Business Leaders Protest Parking Meter Increase

It’s déjà vu all over again. After successfully fighting a parking meter increase that would have raised rates outside Manhattan to $1 an hour in January, politicians and business leaders are incensed that Mayor Michael Bloomberg once again added increased parking meter rates in his executive budget.

City Council Members James Vacca (D-Bronx), Diana Reyna (D-Bushwick) and Karen Koslowitz (D-Forest Hills) gathered outside businesses on Austin Street in Forest Hills on Sunday to slam the Mayor’s proposal.

“This parking meter rate increase represents yet another hit to the average working-class resident of this city,” said Vacca, the chair of the Council Transportation Committee. “Between parking tickets that now exceed $100 and meters that could soon cost twice as much as they did two years ago, motorists are paying nearly three-quarters of a billion dollars every year to the city of New York.”

According to a report from the city Office of Management and Budget, in this fiscal year the city expects to collect $148 million in parking meters and $523.5 million in parking violation tickets. In fiscal year 2012, the report estimates the revenue will rise to $179.7 million in parking meters and $548.6 million in parking tickets.

In total, the city expects to collect nearly $700 million in fines and parking revenue, which Vacca, Reyna and Koslowitz pointed out was $250 million more than the operating budget of the city Department of Transportation.

“This Band-Aid approach is unsustainable and empties the pockets of consumers and merchants, while the economy is still recovering,” said Reyna, the chair of the Council Small Business Committee.

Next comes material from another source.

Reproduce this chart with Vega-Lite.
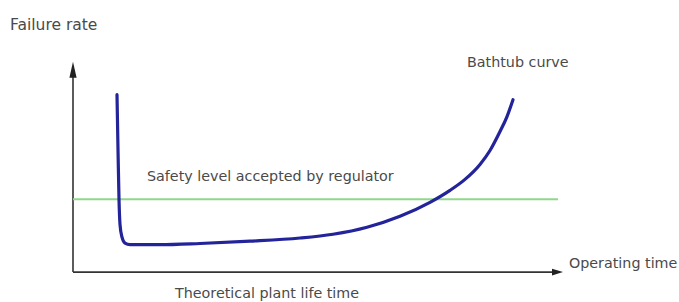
{
  "$schema": "https://vega.github.io/schema/vega-lite/v6.json",
  "autosize": {"type": "fit", "contains": "padding"},
  "width": 679,
  "height": 302,
  "padding": 0,
  "background": "white",
  "config": {"view": {"stroke": null}},
  "encoding": {
    "x": {"type": "quantitative", "scale": {"domain": [-73, 606], "nice": false, "zero": false}, "axis": null},
    "y": {"type": "quantitative", "scale": {"domain": [-29, 273], "nice": false, "zero": false}, "axis": null}
  },
  "layer": [
    {
      "data": {"values": [
        {"name": "Failure rate", "t": 0, "r": 0, "t2": 0, "r2": 196},
        {"name": "Operating time", "t": 0, "r": 0, "t2": 481, "r2": 0}
      ]},
      "mark": {"type": "rule", "color": "#333333", "strokeWidth": 1.6},
      "encoding": {
        "x": {"field": "t"}, "y": {"field": "r"},
        "x2": {"field": "t2"}, "y2": {"field": "r2"}
      }
    },
    {
      "data": {"values": [{"t": 0, "r": 203}]},
      "mark": {"type": "point", "shape": "M0,-1L0.45,1L-0.45,1Z", "size": 256, "filled": true, "color": "#222222", "opacity": 1},
      "encoding": {"x": {"field": "t"}, "y": {"field": "r"}}
    },
    {
      "data": {"values": [{"t": 484.5, "r": 0}]},
      "mark": {"type": "point", "shape": "M1,0L-1,0.6L-1,-0.6Z", "size": 121, "filled": true, "color": "#222222", "opacity": 1},
      "encoding": {"x": {"field": "t"}, "y": {"field": "r"}}
    },
    {
      "data": {"values": [{"t": 0, "r": 73, "t2": 485}]},
      "mark": {"type": "rule", "color": "#8fd88a", "strokeWidth": 2},
      "encoding": {"x": {"field": "t"}, "y": {"field": "r"}, "x2": {"field": "t2"}}
    },
    {
      "data": {"values": [
        {"t": 44, "r": 178}, {"t": 45, "r": 123}, {"t": 46, "r": 73},
        {"t": 47, "r": 48}, {"t": 49, "r": 35}, {"t": 52, "r": 29},
        {"t": 57, "r": 27.5}, {"t": 87, "r": 27.5}, {"t": 127, "r": 28.7},
        {"t": 177, "r": 31}, {"t": 227, "r": 34.2}, {"t": 260, "r": 38},
        {"t": 294, "r": 45}, {"t": 327, "r": 56}, {"t": 357, "r": 70},
        {"t": 377, "r": 82}, {"t": 392, "r": 93}, {"t": 407, "r": 108},
        {"t": 417, "r": 122}, {"t": 427, "r": 141}, {"t": 434, "r": 156},
        {"t": 440, "r": 173}
      ]},
      "mark": {"type": "line", "color": "#23239a", "strokeWidth": 3.2, "interpolate": "monotone", "strokeCap": "round"},
      "encoding": {"x": {"field": "t"}, "y": {"field": "r"}}
    },
    {
      "data": {"values": [
        {"label": "Bathtub curve", "t": 394, "r": 210},
        {"label": "Safety level accepted by regulator", "t": 74, "r": 95},
        {"label": "Operating time", "t": 496, "r": 8},
        {"label": "Theoretical plant life time", "t": 102, "r": -22}
      ]},
      "mark": {"type": "text", "align": "left", "baseline": "middle", "font": "DejaVu Sans", "fontSize": 14.3, "color": "#4a4a4a"},
      "encoding": {"x": {"field": "t"}, "y": {"field": "r"}, "text": {"field": "label"}}
    },
    {
      "data": {"values": [
        {"label": "Failure rate", "t": -63, "r": 248}
      ]},
      "mark": {"type": "text", "align": "left", "baseline": "middle", "font": "DejaVu Sans", "fontSize": 15.5, "color": "#4a4a4a"},
      "encoding": {"x": {"field": "t"}, "y": {"field": "r"}, "text": {"field": "label"}}
    }
  ]
}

Calling the proposal a “regressive tax increase,” Koslowitz, the chair of the Council Economic Development Committee, said the increase would hurt small business strips throughout the city.

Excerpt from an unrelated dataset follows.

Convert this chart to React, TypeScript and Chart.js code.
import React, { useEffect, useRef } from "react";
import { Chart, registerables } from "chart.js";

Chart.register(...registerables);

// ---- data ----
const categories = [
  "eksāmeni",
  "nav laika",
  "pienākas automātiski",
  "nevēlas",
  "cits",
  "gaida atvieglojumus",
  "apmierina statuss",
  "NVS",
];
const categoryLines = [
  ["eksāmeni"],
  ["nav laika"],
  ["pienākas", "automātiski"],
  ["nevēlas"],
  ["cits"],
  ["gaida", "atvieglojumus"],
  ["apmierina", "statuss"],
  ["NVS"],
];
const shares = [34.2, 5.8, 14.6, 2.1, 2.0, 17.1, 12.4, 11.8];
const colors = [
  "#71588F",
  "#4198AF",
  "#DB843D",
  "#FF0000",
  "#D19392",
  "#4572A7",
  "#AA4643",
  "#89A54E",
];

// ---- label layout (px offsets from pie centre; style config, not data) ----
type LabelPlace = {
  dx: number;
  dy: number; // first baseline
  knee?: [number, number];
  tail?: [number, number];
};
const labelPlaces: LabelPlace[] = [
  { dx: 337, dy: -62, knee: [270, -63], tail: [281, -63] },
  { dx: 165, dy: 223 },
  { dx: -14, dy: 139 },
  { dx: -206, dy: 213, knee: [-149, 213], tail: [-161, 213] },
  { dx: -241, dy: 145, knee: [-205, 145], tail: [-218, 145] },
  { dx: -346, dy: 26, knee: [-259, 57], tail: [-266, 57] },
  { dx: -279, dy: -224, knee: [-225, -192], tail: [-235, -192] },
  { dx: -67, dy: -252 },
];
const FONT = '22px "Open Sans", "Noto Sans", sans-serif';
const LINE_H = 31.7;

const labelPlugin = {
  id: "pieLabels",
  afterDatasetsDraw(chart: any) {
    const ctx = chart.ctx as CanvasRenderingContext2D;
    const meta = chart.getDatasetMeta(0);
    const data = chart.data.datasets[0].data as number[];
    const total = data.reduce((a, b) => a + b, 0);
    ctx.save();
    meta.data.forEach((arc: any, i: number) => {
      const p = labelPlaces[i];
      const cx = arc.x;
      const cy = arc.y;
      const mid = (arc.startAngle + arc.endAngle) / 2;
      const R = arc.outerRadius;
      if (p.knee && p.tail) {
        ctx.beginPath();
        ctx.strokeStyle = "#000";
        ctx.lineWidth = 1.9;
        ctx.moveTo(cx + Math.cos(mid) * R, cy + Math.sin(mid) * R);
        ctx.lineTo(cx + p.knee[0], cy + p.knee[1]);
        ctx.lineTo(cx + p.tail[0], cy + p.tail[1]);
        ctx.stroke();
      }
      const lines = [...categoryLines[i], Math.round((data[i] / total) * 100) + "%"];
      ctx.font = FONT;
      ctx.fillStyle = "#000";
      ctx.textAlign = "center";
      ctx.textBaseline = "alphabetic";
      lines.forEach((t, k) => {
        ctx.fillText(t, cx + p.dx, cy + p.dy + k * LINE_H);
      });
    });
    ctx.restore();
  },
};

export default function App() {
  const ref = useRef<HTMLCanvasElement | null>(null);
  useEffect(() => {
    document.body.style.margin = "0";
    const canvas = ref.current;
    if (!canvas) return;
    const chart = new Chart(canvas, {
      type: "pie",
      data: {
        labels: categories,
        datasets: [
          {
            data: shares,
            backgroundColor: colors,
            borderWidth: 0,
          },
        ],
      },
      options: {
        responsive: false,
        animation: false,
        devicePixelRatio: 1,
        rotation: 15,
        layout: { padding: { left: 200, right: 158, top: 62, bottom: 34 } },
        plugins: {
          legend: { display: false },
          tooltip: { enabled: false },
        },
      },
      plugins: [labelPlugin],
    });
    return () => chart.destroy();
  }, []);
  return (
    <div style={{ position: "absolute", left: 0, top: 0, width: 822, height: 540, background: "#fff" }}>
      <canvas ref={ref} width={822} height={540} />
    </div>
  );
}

“Breaking the backs of the middle class and small businesses is the wrong way to fix our fiscal woes in the city,” she said. “Creating greater access to our business districts such as Austin Street in Forest Hills is crucial to the New York City economy. We have a responsibility to consumers and working people to make things easier for them during these tough times.”

Maria Thomson, who represents small businesses on Jamaica Avenue as the executive director of the Woodhaven Business Improvement District, agreed that raising parking rates would cripple businesses already struggling during the current recession.

“Why should people come and shop on our avenue or use any of our dentists or doctors when they can drive to a mall and do all their shopping in one location and not pay one penny in a parking charge,” Thomson said. “People will go right across the border and shop in Nassau County, or find places within Queens that offer free parking. It puts us at a great disadvantage.”

Business owners agreed that an increase in parking costs would drive away business. “It will kill the small business here. The customers will go to big malls instead,” said Haim Ochayon, owner of Boutique for Children on Austin Street, to the New York Daily News.

Two years ago, parking meter rates were 50 cents an hour—a price that had remained unchanged for 17 years. In 2009, rates were raised to 75 cents an hour. Bret Collazzi, deputy chief of staff for Vacca, told The Forum in an e-mail that his office is still examining whether legislation should be introduced that would increase transparency when the city raises rates. An earlier plan where the City Council would have to approve parking meter increases was scrapped because the City Charter gives the DOT Commissioner direct authority to set parking rates.